While Gillis acknowledges them, he says: “I feel like my biggest contemporaries are the thousands of kids on the internet who remix every single pop song.” His own influences come neither from hip-hop nor DJ culture, but from the art world, specifically the sonic collages of avant-garde experimentalists such as John Oswald.
“John Oswald physically cut up tapes, he made insane cut-ups using pop music, and when you hear them now, they sound surprisingly similar to the hip-hop production techniques that would come along 20 years later,” Gillis says. He is also influenced by Negativland, the pioneering LA-based samplers / satirical pranksters who, like Oswald, have been successfully sued.
Michael Jackson forced all unsold copies of Oswald’s album Plunderphonics (which featured a cut-up version of Bad, retitled Dab) to be destroyed by court order, and Negativland had to withdraw their U2 EP after the band’s label objected to their unrecognisable cut-and-paste adaptation of I Still Haven’t Found What I’m Looking For. Illegal Art was threatened with legal action over its first release in 1998, Deconstructing Beck, but the case was withdrawn when it became apparent that there would be little for Beck to gain, and potentially much to lose in the way of negative publicity, by going after a small independent label.

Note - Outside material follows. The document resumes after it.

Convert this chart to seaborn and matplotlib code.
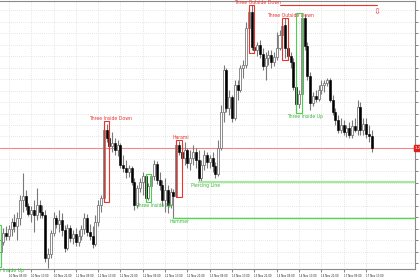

As his samples have become more recognisably mainstream, and therefore more likely to prompt legal action, Gillis has constructed a defence of his actions by taking a leaf out of Radiohead’s book. In advance of release, he has offered his album online for whatever fans choose to pay. The response so far has encouraged Illegal Art to decide to distribute its entire catalogue on a “pay what you want” basis.
Gillis argues that as long as his treatment of existing sources is “transformative”, it remains within the law. “It doesn’t create competition for the source material, especially in 2008,” he says. “In the internet age, anyone can hear anything for free on YouTube or MySpace or a file-sharing network, so it is up to the consumer to decide whether they want to pay for anything and how much they want to pay. I don’t really see what I am doing as negatively impacting anyone.”
He adds: “I never sample anyone ironically, and I never want to be tongue-in-cheek. I understand that some of these songs are cheesy or corny or tacky to people, but I try not to think about music in those terms any more. I feel like everything has its place. It’s entertainment. And, for me, it has always been about one thing — celebrating the world of pop.”